▶ **SHORT PROBLEM**:
Your task is to copy the stretch of lines in the records below that begins with the line containing "Write the Apache ECharts code for this chart." and ends with the line containing "const breakLabels = ['0', 'P1', 'P2', 'P3', 'P4'];", exactly as written, with nothing added.

═══ RECORDS FOR THIS EXERCISE ═══

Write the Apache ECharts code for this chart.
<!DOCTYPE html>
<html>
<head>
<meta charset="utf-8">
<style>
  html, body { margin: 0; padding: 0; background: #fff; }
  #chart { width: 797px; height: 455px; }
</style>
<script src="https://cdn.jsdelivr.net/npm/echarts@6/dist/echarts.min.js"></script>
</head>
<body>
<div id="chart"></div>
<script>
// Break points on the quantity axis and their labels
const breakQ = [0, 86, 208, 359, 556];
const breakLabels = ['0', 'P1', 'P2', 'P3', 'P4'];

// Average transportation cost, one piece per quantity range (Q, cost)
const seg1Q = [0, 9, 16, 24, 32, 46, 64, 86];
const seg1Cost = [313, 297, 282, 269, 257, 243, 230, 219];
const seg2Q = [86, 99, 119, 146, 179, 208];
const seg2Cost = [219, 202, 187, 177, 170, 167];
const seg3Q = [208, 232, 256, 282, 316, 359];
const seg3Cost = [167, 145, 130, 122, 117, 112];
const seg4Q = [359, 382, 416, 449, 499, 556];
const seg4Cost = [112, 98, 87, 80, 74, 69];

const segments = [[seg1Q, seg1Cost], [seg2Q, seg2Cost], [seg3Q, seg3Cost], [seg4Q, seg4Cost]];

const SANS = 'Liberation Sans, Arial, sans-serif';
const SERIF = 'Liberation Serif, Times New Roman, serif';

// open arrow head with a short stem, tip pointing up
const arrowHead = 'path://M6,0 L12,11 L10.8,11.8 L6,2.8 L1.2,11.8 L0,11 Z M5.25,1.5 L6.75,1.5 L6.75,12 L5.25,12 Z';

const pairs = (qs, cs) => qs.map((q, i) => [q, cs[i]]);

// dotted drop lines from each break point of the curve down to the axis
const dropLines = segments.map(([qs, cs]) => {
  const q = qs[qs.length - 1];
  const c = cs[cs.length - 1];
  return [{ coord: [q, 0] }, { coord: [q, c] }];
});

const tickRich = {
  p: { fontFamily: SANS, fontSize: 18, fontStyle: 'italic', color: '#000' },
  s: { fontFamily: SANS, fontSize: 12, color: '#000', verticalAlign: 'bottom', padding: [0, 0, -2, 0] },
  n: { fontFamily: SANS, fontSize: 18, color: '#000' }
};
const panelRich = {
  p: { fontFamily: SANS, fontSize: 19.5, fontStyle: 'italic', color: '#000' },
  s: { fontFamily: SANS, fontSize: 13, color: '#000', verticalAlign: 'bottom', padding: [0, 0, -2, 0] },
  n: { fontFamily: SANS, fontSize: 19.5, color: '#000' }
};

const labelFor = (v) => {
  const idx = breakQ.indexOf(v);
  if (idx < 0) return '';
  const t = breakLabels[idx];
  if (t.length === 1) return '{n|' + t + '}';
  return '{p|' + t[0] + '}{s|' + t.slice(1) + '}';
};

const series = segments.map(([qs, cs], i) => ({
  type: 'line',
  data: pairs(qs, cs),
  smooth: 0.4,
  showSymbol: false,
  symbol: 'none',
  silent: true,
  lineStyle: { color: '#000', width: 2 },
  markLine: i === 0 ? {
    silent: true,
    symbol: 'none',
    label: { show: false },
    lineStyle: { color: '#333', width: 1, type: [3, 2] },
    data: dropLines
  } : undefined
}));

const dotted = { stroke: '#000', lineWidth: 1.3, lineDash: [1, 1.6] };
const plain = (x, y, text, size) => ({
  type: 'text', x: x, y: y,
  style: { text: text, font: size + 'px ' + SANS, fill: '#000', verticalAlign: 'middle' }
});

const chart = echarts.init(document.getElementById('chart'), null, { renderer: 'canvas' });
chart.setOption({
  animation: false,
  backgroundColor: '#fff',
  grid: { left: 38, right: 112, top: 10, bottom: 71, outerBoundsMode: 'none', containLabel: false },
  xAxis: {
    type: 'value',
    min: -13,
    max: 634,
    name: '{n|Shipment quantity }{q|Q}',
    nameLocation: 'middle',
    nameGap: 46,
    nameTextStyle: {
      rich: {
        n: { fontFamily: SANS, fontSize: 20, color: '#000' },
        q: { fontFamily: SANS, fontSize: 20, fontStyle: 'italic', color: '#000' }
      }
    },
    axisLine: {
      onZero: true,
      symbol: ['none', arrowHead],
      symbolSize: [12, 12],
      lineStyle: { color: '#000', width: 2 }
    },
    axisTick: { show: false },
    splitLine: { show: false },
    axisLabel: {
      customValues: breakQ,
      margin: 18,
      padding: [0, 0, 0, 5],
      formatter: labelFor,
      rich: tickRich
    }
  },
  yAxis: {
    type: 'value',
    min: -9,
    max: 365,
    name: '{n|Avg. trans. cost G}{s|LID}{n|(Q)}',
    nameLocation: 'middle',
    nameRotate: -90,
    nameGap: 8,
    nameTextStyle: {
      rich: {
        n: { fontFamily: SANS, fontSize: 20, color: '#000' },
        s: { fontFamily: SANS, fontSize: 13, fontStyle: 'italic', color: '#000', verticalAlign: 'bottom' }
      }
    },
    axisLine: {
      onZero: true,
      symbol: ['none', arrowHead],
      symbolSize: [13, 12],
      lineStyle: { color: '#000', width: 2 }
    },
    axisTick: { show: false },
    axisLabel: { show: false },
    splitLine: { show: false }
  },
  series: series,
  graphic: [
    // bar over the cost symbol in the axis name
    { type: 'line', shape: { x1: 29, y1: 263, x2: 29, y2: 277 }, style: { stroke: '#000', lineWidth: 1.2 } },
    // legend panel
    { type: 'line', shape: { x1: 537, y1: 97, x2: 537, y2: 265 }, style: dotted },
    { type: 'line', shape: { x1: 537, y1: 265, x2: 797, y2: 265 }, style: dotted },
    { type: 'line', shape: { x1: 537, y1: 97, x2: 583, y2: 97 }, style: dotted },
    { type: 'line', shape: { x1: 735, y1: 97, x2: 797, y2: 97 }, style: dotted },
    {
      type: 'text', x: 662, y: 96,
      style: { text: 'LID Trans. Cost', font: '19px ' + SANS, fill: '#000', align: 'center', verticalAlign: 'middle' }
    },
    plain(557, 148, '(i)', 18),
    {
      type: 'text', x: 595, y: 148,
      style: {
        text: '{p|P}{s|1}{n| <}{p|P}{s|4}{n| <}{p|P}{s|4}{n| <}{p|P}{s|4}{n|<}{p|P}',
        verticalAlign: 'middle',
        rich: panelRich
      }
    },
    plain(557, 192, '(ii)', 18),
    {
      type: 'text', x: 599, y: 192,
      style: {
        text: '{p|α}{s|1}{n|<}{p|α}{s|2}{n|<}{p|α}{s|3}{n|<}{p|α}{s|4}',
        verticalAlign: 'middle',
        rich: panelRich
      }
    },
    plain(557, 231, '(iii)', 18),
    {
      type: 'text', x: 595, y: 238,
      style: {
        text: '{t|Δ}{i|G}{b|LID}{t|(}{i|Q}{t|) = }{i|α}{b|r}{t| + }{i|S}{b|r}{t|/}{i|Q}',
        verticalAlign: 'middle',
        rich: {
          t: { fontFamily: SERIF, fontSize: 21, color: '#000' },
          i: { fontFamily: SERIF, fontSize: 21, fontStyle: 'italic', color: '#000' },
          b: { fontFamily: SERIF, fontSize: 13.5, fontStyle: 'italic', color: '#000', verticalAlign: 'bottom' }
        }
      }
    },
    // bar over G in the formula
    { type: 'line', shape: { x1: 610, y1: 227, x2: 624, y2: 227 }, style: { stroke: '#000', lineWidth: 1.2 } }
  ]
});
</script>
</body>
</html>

═══
═══ RECORDS FOR THIS EXERCISE ═══

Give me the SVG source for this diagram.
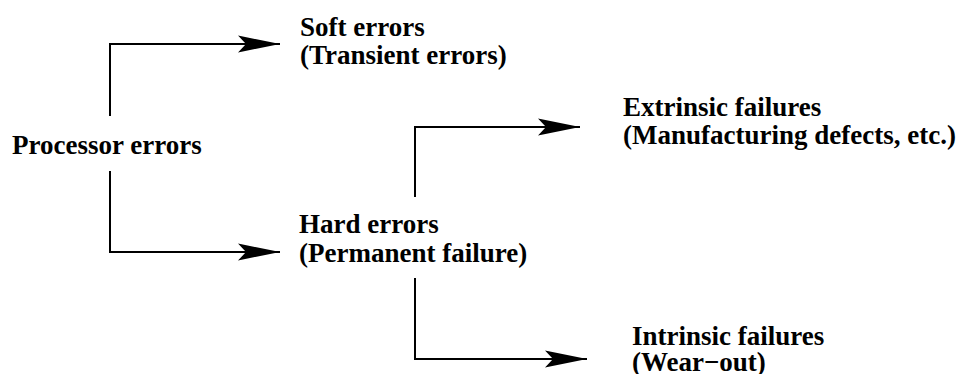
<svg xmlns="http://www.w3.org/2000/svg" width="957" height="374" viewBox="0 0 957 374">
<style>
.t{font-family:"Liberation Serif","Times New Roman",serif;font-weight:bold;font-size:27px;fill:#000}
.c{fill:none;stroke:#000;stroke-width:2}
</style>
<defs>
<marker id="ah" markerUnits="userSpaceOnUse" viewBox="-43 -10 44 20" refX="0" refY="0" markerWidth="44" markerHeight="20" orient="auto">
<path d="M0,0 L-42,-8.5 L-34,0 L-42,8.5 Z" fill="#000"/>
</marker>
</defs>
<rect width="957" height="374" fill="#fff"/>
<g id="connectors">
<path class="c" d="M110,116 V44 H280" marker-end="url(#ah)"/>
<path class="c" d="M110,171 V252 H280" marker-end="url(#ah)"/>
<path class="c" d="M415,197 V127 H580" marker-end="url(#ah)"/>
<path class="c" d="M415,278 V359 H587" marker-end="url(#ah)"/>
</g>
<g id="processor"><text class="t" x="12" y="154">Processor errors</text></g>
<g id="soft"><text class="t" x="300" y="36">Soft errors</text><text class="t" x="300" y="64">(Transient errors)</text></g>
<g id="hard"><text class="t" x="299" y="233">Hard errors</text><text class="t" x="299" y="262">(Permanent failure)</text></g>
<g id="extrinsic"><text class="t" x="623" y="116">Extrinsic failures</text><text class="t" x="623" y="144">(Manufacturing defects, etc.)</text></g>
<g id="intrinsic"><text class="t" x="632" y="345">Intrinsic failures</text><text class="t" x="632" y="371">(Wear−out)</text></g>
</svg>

═══

▶ **REPLY**:
Write the Apache ECharts code for this chart.
<!DOCTYPE html>
<html>
<head>
<meta charset="utf-8">
<style>
  html, body { margin: 0; padding: 0; background: #fff; }
  #chart { width: 797px; height: 455px; }
</style>
<script src="https://cdn.jsdelivr.net/npm/echarts@6/dist/echarts.min.js"></script>
</head>
<body>
<div id="chart"></div>
<script>
// Break points on the quantity axis and their labels
const breakQ = [0, 86, 208, 359, 556];
const breakLabels = ['0', 'P1', 'P2', 'P3', 'P4'];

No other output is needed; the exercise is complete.